__Directive__.
Reproduce exactly, and nothing else, the lines from the one that contains "Recreate this image" through the one that contains "plt.rcParams['font.family'] = ['Liberation". Leave the pictures out.

__Input data__.

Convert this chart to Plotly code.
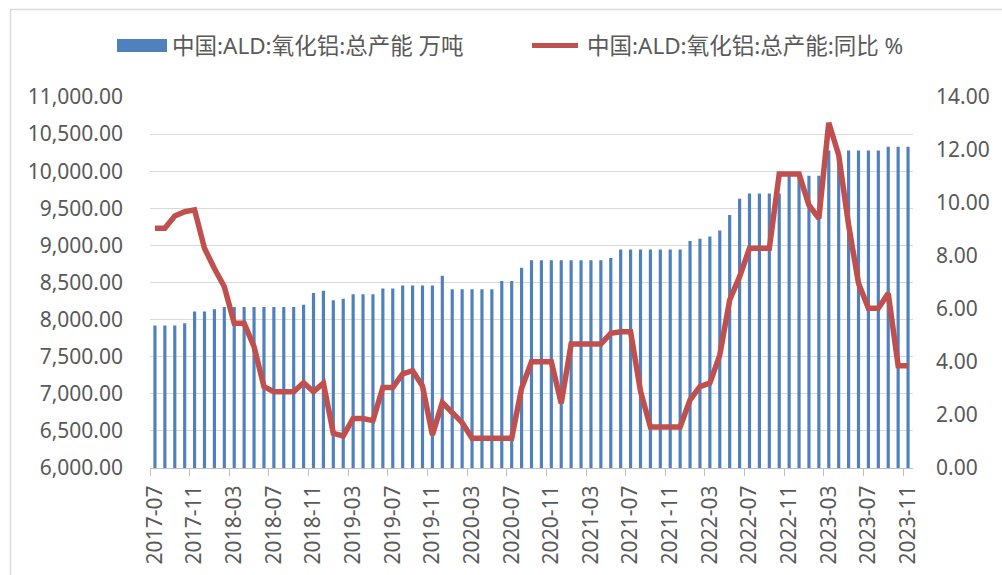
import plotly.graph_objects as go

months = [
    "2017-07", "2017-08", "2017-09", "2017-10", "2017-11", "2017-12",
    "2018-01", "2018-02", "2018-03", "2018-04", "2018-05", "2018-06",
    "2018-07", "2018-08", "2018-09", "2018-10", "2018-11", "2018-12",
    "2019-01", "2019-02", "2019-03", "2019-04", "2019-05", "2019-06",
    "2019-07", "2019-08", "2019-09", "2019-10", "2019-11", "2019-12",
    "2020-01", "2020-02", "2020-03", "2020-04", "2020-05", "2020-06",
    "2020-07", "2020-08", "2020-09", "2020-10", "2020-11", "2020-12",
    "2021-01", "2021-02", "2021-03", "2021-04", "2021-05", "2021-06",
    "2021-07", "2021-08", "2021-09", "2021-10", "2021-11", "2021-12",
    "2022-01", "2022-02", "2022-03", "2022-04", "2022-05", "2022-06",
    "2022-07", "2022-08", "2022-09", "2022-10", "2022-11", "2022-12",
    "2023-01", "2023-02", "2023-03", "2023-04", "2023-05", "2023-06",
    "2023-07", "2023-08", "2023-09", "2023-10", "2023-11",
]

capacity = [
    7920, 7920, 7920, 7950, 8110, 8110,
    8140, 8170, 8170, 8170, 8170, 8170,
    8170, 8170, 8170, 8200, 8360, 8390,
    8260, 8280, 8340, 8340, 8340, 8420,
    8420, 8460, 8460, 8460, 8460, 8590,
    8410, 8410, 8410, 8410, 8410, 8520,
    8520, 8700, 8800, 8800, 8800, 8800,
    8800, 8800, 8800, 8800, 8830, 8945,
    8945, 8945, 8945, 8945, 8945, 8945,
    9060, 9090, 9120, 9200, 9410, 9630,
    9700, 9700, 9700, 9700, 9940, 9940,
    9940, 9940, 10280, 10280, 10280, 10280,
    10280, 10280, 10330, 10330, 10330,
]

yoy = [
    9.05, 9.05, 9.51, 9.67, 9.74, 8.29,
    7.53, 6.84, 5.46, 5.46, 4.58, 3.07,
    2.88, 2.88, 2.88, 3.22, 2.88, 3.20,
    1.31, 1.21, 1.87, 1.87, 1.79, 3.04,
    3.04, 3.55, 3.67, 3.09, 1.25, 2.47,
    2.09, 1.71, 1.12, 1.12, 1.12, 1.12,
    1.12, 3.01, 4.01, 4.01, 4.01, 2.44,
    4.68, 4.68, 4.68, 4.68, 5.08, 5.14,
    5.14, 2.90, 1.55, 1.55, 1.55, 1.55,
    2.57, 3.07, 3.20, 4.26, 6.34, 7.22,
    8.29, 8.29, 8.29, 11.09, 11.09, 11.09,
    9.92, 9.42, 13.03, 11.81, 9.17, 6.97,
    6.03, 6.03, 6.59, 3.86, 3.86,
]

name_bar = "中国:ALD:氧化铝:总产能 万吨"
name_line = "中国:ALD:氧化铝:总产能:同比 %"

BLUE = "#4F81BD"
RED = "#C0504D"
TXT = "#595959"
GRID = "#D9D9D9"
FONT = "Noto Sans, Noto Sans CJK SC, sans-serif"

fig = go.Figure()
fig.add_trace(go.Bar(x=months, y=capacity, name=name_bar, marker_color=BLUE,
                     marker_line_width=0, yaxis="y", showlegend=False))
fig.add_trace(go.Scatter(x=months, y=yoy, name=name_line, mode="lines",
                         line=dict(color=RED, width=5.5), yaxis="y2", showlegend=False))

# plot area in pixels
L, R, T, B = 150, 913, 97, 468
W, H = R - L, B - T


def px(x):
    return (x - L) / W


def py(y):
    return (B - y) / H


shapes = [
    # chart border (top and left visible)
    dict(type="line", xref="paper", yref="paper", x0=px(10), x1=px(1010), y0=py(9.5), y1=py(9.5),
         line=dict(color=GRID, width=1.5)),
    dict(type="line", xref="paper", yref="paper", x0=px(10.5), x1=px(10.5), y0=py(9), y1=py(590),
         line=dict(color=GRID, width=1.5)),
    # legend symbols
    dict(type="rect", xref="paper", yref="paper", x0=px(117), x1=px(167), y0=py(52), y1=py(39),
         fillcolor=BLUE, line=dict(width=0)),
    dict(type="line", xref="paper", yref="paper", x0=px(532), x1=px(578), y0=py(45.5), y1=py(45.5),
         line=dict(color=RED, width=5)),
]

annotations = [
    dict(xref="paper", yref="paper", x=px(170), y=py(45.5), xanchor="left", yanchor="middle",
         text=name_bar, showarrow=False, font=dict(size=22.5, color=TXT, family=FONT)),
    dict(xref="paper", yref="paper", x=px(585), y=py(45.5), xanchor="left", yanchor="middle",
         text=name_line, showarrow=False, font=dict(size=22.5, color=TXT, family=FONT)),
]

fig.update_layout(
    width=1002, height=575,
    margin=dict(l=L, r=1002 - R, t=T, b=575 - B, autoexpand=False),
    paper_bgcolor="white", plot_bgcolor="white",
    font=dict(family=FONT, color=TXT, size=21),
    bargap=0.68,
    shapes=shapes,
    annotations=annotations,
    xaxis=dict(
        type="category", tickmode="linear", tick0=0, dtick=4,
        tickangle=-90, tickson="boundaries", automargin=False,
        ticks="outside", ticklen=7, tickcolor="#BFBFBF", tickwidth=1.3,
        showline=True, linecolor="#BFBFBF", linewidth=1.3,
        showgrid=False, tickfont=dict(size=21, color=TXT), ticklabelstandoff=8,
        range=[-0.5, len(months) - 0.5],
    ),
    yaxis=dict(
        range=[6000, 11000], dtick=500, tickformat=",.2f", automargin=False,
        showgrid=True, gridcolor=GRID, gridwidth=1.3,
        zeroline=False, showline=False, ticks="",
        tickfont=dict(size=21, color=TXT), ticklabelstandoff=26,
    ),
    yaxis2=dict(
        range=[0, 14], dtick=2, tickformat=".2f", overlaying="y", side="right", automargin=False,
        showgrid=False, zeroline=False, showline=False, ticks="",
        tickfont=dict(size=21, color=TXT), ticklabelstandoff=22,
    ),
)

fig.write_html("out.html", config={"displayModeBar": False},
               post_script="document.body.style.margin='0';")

* * *

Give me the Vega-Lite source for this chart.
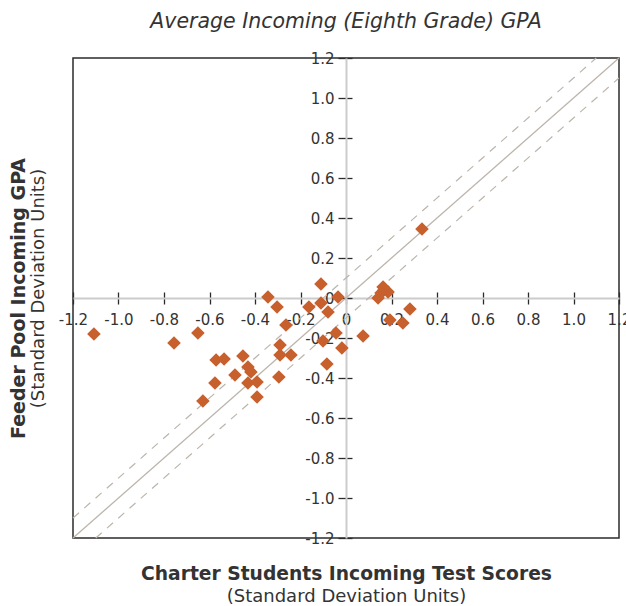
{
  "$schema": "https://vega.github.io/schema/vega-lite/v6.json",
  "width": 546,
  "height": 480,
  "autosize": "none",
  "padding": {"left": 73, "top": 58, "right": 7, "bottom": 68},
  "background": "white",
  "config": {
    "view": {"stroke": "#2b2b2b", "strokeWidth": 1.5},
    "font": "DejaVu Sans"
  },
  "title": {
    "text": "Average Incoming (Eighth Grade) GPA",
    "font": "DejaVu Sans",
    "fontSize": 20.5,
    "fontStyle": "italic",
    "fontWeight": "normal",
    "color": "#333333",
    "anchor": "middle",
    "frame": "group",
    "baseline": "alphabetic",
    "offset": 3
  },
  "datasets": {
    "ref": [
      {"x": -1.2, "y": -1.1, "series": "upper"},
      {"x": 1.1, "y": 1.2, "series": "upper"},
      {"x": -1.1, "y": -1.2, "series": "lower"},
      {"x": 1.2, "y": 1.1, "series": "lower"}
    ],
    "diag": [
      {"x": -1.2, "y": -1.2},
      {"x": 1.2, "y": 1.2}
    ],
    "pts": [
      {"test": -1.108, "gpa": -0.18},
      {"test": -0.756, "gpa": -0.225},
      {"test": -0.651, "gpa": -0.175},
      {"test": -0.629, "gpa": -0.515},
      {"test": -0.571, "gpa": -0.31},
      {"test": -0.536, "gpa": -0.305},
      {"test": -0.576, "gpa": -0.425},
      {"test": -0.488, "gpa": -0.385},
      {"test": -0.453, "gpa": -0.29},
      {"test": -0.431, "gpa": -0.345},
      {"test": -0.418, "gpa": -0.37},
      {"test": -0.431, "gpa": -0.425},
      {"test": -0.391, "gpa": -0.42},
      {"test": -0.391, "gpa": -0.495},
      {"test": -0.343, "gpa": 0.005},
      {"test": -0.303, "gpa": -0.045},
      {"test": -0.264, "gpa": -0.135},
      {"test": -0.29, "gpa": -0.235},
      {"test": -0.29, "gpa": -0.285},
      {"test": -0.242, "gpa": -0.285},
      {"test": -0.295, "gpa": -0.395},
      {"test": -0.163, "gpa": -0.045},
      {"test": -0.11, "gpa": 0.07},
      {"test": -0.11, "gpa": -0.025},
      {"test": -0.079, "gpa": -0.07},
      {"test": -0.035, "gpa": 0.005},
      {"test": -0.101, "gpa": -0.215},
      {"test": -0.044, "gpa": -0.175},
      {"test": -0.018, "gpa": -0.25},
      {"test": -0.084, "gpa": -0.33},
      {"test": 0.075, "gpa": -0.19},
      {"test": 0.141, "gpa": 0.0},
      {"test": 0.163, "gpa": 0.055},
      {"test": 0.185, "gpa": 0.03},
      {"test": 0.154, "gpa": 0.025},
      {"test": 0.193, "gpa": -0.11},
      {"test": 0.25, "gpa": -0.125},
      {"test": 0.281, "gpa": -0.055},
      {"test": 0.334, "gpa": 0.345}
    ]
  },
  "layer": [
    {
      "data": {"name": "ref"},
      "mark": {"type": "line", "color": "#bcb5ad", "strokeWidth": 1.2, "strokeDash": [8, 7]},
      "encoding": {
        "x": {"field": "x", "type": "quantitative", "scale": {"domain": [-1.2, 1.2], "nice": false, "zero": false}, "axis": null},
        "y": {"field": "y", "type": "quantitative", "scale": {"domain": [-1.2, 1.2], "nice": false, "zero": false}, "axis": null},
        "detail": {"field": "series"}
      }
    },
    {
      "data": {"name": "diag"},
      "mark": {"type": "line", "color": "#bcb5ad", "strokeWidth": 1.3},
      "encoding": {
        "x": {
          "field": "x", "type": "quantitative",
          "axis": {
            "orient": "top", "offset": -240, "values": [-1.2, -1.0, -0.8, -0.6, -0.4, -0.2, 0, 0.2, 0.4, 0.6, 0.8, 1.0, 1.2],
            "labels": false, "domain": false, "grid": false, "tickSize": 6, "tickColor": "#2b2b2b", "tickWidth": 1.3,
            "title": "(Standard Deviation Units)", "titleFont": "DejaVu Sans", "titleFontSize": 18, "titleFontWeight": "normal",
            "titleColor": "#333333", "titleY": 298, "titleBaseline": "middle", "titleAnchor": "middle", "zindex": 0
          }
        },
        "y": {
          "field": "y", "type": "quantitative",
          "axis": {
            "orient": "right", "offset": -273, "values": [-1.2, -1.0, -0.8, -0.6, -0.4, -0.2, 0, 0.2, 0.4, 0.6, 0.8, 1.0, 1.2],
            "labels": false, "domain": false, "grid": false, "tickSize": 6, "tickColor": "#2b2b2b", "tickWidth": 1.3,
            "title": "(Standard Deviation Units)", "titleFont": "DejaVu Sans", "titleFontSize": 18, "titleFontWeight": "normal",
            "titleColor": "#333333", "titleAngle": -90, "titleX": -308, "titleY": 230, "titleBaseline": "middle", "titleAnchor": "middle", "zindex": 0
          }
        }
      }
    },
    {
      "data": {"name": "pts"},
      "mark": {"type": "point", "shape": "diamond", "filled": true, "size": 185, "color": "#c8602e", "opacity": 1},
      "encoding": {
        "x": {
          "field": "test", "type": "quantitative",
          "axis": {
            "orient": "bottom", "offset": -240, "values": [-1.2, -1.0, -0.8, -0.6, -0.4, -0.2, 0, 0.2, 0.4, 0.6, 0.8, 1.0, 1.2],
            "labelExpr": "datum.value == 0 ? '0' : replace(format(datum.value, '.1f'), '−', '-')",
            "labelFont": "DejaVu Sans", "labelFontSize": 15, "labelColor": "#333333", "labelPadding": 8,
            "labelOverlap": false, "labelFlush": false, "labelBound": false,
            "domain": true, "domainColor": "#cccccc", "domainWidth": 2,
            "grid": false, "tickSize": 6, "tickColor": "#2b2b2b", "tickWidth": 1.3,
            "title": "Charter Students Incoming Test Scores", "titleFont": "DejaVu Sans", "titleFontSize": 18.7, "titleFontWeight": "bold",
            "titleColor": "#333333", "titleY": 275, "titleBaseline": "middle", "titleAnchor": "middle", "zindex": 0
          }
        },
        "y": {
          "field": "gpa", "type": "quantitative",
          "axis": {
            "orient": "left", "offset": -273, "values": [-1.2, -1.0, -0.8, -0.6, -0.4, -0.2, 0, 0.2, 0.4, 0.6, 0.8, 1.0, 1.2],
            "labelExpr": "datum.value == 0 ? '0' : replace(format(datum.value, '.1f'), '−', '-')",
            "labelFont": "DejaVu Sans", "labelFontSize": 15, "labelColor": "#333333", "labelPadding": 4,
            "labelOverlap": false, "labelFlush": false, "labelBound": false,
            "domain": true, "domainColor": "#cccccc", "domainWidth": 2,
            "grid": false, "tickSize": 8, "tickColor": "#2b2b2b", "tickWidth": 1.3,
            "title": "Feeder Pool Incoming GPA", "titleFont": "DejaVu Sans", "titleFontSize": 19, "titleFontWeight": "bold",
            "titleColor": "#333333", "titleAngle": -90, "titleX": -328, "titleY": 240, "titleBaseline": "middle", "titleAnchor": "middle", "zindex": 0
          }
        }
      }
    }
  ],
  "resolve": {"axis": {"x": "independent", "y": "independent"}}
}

...

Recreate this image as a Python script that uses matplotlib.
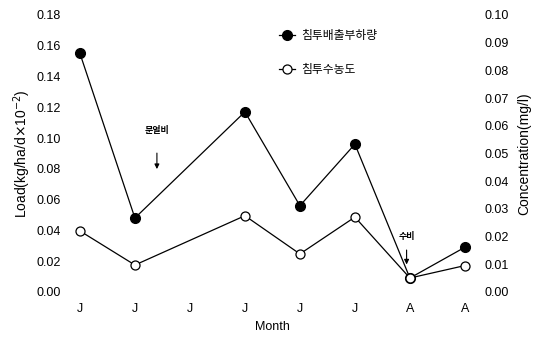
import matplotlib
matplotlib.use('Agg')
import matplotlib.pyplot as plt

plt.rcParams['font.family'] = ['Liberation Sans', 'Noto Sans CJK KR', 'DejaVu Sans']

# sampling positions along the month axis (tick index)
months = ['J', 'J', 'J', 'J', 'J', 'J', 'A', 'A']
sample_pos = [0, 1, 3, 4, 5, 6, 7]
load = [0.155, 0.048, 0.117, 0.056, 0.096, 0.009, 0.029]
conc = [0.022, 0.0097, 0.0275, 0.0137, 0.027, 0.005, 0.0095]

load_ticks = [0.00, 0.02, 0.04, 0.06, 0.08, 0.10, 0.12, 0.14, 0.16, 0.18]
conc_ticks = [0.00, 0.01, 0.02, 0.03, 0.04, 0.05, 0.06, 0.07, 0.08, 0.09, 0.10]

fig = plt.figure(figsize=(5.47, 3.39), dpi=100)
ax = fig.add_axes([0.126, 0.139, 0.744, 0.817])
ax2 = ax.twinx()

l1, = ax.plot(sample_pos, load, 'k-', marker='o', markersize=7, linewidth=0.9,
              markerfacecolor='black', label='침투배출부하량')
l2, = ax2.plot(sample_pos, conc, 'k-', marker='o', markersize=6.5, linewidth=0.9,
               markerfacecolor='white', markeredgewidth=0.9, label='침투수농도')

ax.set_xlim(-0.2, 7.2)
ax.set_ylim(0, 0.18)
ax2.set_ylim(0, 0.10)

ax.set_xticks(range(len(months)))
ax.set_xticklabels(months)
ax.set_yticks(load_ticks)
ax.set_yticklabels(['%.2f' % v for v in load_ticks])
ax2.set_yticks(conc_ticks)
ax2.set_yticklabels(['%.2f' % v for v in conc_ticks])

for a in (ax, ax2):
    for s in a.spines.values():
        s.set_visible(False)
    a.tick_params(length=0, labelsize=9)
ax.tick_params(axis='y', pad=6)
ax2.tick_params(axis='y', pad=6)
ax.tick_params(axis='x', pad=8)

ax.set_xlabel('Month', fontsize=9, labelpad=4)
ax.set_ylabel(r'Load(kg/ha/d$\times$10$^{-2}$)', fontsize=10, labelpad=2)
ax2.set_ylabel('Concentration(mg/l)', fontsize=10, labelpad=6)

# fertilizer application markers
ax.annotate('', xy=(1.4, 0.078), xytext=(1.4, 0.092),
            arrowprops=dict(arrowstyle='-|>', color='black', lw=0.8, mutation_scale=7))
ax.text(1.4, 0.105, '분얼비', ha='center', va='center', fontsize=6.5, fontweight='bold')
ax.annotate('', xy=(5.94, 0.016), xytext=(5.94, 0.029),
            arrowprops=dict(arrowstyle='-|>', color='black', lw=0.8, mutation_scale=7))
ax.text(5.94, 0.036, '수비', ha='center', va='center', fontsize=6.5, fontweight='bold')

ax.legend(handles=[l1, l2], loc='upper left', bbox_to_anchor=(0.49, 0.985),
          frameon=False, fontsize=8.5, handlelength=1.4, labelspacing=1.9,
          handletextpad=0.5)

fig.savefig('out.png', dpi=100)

__Finished exercise__.
Recreate this image as a Python script that uses matplotlib.
import matplotlib
matplotlib.use('Agg')
import matplotlib.pyplot as plt

plt.rcParams['font.family'] = ['Liberation Sans', 'Noto Sans CJK KR', 'DejaVu Sans']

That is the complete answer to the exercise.